You can obtain your very own Google Voice phone number for free by following these instructions. You can keep your Google Voice phone number for life, or for at least as long as Google is willing to host it.
Why Would you Want a Google Voice Number?
There are lots of reasons for getting a Google Voice number but since this is a security site, we are going to focus on the personal privacy and security features of Google Voice that you can use to setup your own personal privacy firewall.
Before you Obtain a Google Voice Number, Here are a Couple of Tips to Consider When Selecting Your Number:
Choose a New Google Voice Number Instead of Porting an Existing Number
The reason for choosing a new Google Voice number versus porting an existing one is simple, it hides your real phone number(s) by using your Google Voice number as a proxy (go-between). The Google Voice infrastructure that manages call routing, blocking, and all the other Google Voice features acts as a privacy firewall between you and the people calling you. Think of your Google Voice number as a receptionist that decides how to route calls. If you port an existing number rather than choosing a new number then you lose this layer of abstraction.
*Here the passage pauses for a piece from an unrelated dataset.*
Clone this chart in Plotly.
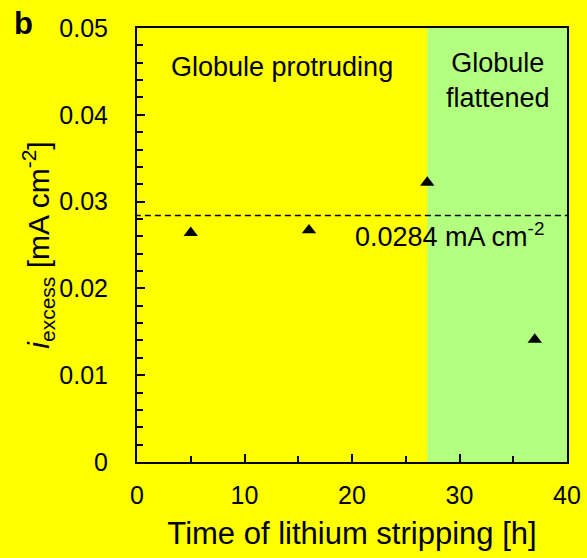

Choose a Different Area Code for Your Google Voice Number:
When you select your Google Voice number, you can choose a completely different area code from the one you actually reside in. Why is this a security feature? Choosing a different area code helps prevent someone from using your area code as a means of locating you. Even the most novice internet detective can use a site like Melissa Data's Free Phone Number Location Lookup and, in many cases, simply enter your phone number and it will return your actual address, or at least provide the county of residence where the phone number is registered.
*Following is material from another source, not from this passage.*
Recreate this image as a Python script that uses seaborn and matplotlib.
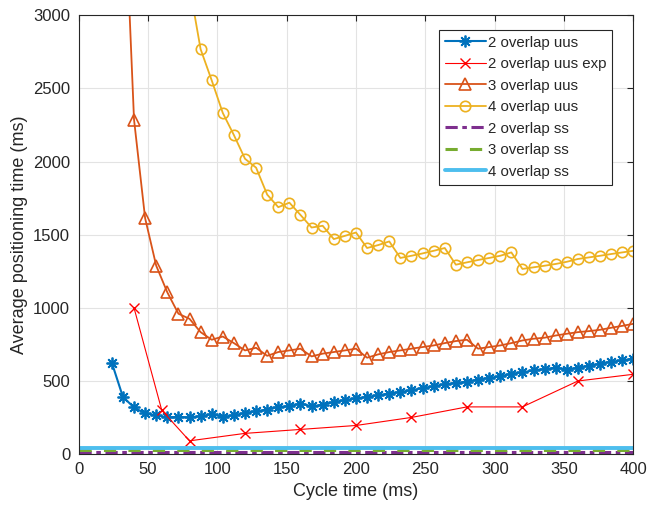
import matplotlib
matplotlib.use("Agg")
import matplotlib.pyplot as plt
import seaborn as sns

# cycle times (ms) for each series
cycle_2uus = [24, 32, 40, 48, 56, 64, 72, 80, 88, 96, 104, 112, 120, 128, 136, 144,
              152, 160, 168, 176, 184, 192, 200, 208, 216, 224, 232, 240, 248, 256,
              264, 272, 280, 288, 296, 304, 312, 320, 328, 336, 344, 352, 360, 368,
              376, 384, 392, 400]
time_2uus = [625, 391, 319, 278, 266, 251, 255, 251, 260, 273, 255, 266, 282, 294,
             305, 323, 328, 346, 328, 337, 357, 369, 382, 391, 403, 414, 425, 437,
             452, 464, 478, 487, 496, 509, 521, 532, 550, 559, 573, 582, 591, 578,
             591, 605, 618, 632, 641, 653]

cycle_2exp = [40, 60, 80, 120, 160, 200, 240, 280, 320, 360, 400]
time_2exp = [1000, 300, 91, 142, 169, 196, 251, 323, 323, 500, 546]

cycle_3uus = [32, 40, 48, 56, 64, 72, 80, 88, 96, 104, 112, 120, 128, 136, 144,
              152, 160, 168, 176, 184, 192, 200, 208, 216, 224, 232, 240, 248, 256,
              264, 272, 280, 288, 296, 304, 312, 320, 328, 336, 344, 352, 360, 368,
              376, 384, 392, 400]
time_3uus = [4100, 2287, 1613, 1288, 1106, 960, 925, 834, 782, 804, 759, 709, 727,
             672, 698, 709, 721, 668, 687, 698, 709, 721, 659, 682, 698, 709, 721,
             732, 743, 759, 773, 782, 721, 732, 743, 759, 777, 789, 796, 811, 823,
             834, 841, 850, 864, 877, 891]

cycle_4uus = [80, 88, 96, 104, 112, 120, 128, 136, 144, 152, 160, 168, 176, 184,
              192, 200, 208, 216, 224, 232, 240, 248, 256, 264, 272, 280, 288, 296,
              304, 312, 320, 328, 336, 344, 352, 360, 368, 376, 384, 392, 400]
time_4uus = [3200, 2768, 2555, 2332, 2181, 2019, 1958, 1774, 1688, 1719, 1635, 1549,
             1561, 1470, 1492, 1515, 1409, 1429, 1454, 1341, 1356, 1372, 1390, 1409,
             1295, 1311, 1327, 1341, 1356, 1379, 1266, 1277, 1288, 1300, 1315, 1334,
             1345, 1356, 1368, 1379, 1390]

cycle_ss = [0, 400]
time_2ss = [15, 15]
time_3ss = [25, 25]
time_4ss = [40, 40]

sns.set_style("whitegrid")
plt.rcParams['font.family'] = ['Liberation Sans', 'DejaVu Sans']

fig = plt.figure(figsize=(6.49, 5.08), dpi=100)
ax = fig.add_axes([0.121, 0.106, 0.855, 0.864])

asterisk = (8, 2, 0)
sns.lineplot(x=cycle_2uus, y=time_2uus, ax=ax, color='#0072BD', lw=1.5,
             marker=asterisk, markersize=8.5, markeredgewidth=1.3,
             markeredgecolor='#0072BD', label='2 overlap uus')
sns.lineplot(x=cycle_2exp, y=time_2exp, ax=ax, color='#FF0000', lw=0.8,
             marker='x', markersize=7, markeredgewidth=1.0,
             markeredgecolor='#FF0000', label='2 overlap uus exp')
sns.lineplot(x=cycle_3uus, y=time_3uus, ax=ax, color='#D95319', lw=1.3,
             marker='^', markersize=8.5, markerfacecolor='none',
             markeredgewidth=1.2, markeredgecolor='#D95319', label='3 overlap uus')
sns.lineplot(x=cycle_4uus, y=time_4uus, ax=ax, color='#EDB120', lw=1.3,
             marker='o', markersize=7.5, markerfacecolor='none',
             markeredgewidth=1.2, markeredgecolor='#EDB120', label='4 overlap uus')
sns.lineplot(x=cycle_ss, y=time_2ss, ax=ax, color='#7E2F8E', lw=2.2,
             linestyle=(0, (4, 1.5, 1.5, 1.5)), label='2 overlap ss')
sns.lineplot(x=cycle_ss, y=time_3ss, ax=ax, color='#77AC30', lw=2.2,
             linestyle=(0, (4, 4)), label='3 overlap ss')
sns.lineplot(x=cycle_ss, y=time_4ss, ax=ax, color='#4DBEEE', lw=2.8,
             label='4 overlap ss')

ax.set_xlim(0, 400)
ax.set_ylim(0, 3000)
ax.set_xticks(range(0, 401, 50))
ax.set_yticks(range(0, 3001, 500))
ax.set_xlabel('Cycle time (ms)', fontsize=13, color='#262626')
ax.set_ylabel('Average positioning time (ms)', fontsize=13, color='#262626')
ax.tick_params(direction='in', length=4, width=0.8, labelsize=12,
               colors='#262626', top=True, right=True, pad=6)
ax.grid(True, color='#e3e3e3', lw=0.8)
for s in ax.spines.values():
    s.set_visible(True)
    s.set_color('#262626')
    s.set_linewidth(0.8)

leg = ax.legend(loc='upper right', bbox_to_anchor=(0.962, 0.967), fontsize=10.8,
                frameon=True, fancybox=False, edgecolor='#262626',
                handlelength=2.7, handletextpad=0.15, labelspacing=0.5,
                borderpad=0.4, borderaxespad=0)
leg.get_frame().set_linewidth(0.8)
leg.get_frame().set_alpha(1)

fig.savefig('out.png', dpi=100)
Choosing a different number for a different area code helps preserve your anonymity (at least a little bit) and doesn't give away your physical location.
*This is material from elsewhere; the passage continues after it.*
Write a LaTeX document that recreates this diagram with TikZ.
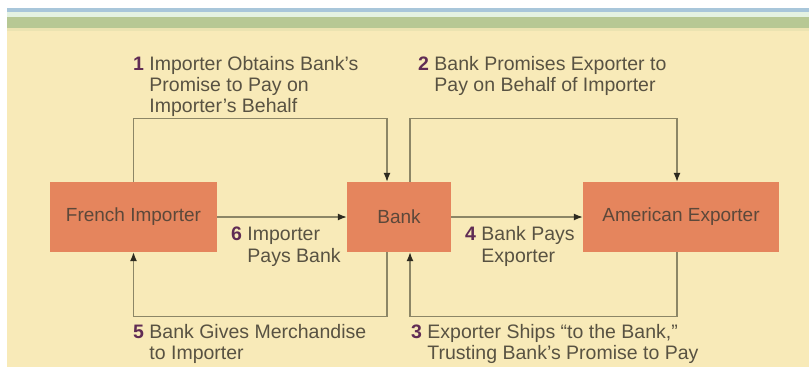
\documentclass[tikz,border=0pt]{standalone}
\usepackage{fontspec}
\setmainfont{Liberation Sans}
\usetikzlibrary{arrows.meta,calc}
\definecolor{bgyellow}{RGB}{248,234,184}
\definecolor{bandgreen}{RGB}{183,200,148}
\definecolor{bandblue}{RGB}{168,198,218}
\definecolor{bandpale}{RGB}{228,242,226}
\definecolor{boxfill}{RGB}{229,133,93}
\definecolor{boxtext}{RGB}{92,72,58}
\definecolor{labeltext}{RGB}{88,82,66}
\definecolor{numcol}{RGB}{96,44,84}
\definecolor{linecol}{RGB}{140,134,102}
\definecolor{tipcol}{RGB}{45,42,32}
\newcommand{\stepnum}[1]{\textbf{\textcolor{numcol}{#1}}}
\begin{document}
\begin{tikzpicture}[x=1pt,y=-1pt,
  partybox/.style={draw=none,fill=boxfill,minimum height=70pt,inner sep=0pt,
    text=boxtext,font=\fontsize{19}{21}\selectfont},
  flow/.style={draw=linecol,line width=1.3pt,
    -{Latex[length=9pt,width=7pt,color=tipcol]}},
  steplabel/.style={anchor=base west,inner sep=0pt,align=left,text=labeltext,
    font=\fontsize{19.5}{21}\selectfont},
  steplabelwide/.style={steplabel,font=\fontsize{19.5}{22}\selectfont}]
\useasboundingbox (0,0) rectangle (809,367);
% background bands
\fill[white] (0,0) rectangle (809,367);
\fill[bgyellow] (7,29) rectangle (809,367);
\fill[bandblue] (7,8) rectangle (809,12);
\fill[bandpale] (7,12) rectangle (809,17);
\fill[bandgreen] (7,17) rectangle (809,28);
\fill[bgyellow!80!bandgreen] (7,28) rectangle (809,31);
% boxes
\node[partybox,minimum width=167pt] (fi) at (133.5,217) {French Importer};
\node[partybox,minimum width=104pt] (bank) at (399,217) {Bank};
\node[partybox,minimum width=196pt] (ae) at (681,217) {American Exporter};
% connectors
\draw[flow] (fi.east) -- (bank.west);
\draw[flow] (bank.east) -- (ae.west);
\draw[flow] (fi.north) -- ++(0,-63) -| ([xshift=-12pt]bank.north);
\draw[flow] ([xshift=11pt]bank.north) -- ++(0,-63) -| ([xshift=-4pt]ae.north);
\draw[flow] ([xshift=-4pt]ae.south) -- ++(0,64) -| ([xshift=11pt]bank.south);
\draw[flow] ([xshift=-12pt]bank.south) -- ++(0,64) -| (fi.south);
% labels (base anchor = baseline of last line)
\node[steplabel] (l1) at (133,112) {\stepnum{1} Importer Obtains Bank's\\\hphantom{\stepnum{1} }Promise to Pay on\\\hphantom{\stepnum{1} }Importer's Behalf};
\node[steplabel] (l2) at (418,91) {\stepnum{2} Bank Promises Exporter to\\\hphantom{\stepnum{2} }Pay on Behalf of Importer};
\node[steplabelwide] (l6) at (231,262) {\stepnum{6} Importer\\\hphantom{\stepnum{6} }Pays Bank};
\node[steplabelwide] (l4) at (465,262) {\stepnum{4} Bank Pays\\\hphantom{\stepnum{4} }Exporter};
\node[steplabel] (l5) at (133,359) {\stepnum{5} Bank Gives Merchandise\\\hphantom{\stepnum{5} }to Importer};
\node[steplabel] (l3) at (411,359) {\stepnum{3} Exporter Ships ``to the Bank,''\\\hphantom{\stepnum{3} }Trusting Bank's Promise to Pay};
\end{tikzpicture}
\end{document}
Here's How to Setup Google Voice as a Personal Privacy Firewall
Turn on Time-based Call Routing
Don't you hate when you get a call in the middle of the night from some wrong number? Wouldn't it be nice if you could have all calls come in to one number and then have your calls routed to either your home phone, work phone, cell phone, or sent straight to your voicemail depending on the time of day? Google Voice can do just that? It can even send the same caller to all of your numbers at the same time and then route the call to whichever one you pick up first.
With Time-based call Routing you can decide what phone you want to ring depending on what time of day it is. The feature is sort of hidden, here's how to find it:
You can setup time-based routing from the Google Voice "Settings" page > Phones > Edit (under the phone number of choice) > Show Advanced Settings > Ring Schedule > Use custom schedule.
Set a Long Voicemail PIN Number
Everyone knows that voicemail hacking is alive and well due to the fact that many voicemail systems only use a 4-digit numeric PIN number. Google has beefed up Google Voice's voicemail security by allowing PIN numbers greater than 4 characters. You should definitely take advantage of the extended PIN length to make a stronger voicemail PIN.
Use Google Voice's Advanced Call Screening Features
If you want Google Voice to screen your calls as a receptionist would, then Google has you covered. Google Voice allows for insanely complex call screening. You can setup call screening based on your contacts, Google Circles, etc.
Call screening is Caller ID-based. You can create custom outgoing messages for callers based on who they are. You can also decide which phone you want Google to try you on based on the caller's caller ID information. This is a great feature for making sure you get calls from loved ones in emergency situations, as you can have Google try all your lines and connect them to whichever one you answer first.
Call screening can be enabled from the Settings > Calls > Call Screening menu.
Block Unwanted Callers
Google Voice makes it extremely easy to block callers that you don't ever want to talk to again. From your Google Voice inbox, click on a call from someone you want to block then click the "more" link in the message and choose "block caller". The next time the person calls they will get a message saying that the number "has been disconnected or is no longer in service" (at least for them).
If nothing else, the Google Voicemail Transcription feature can produce some pretty priceless translations. This feature alone is reason enough to get a Google Voice number.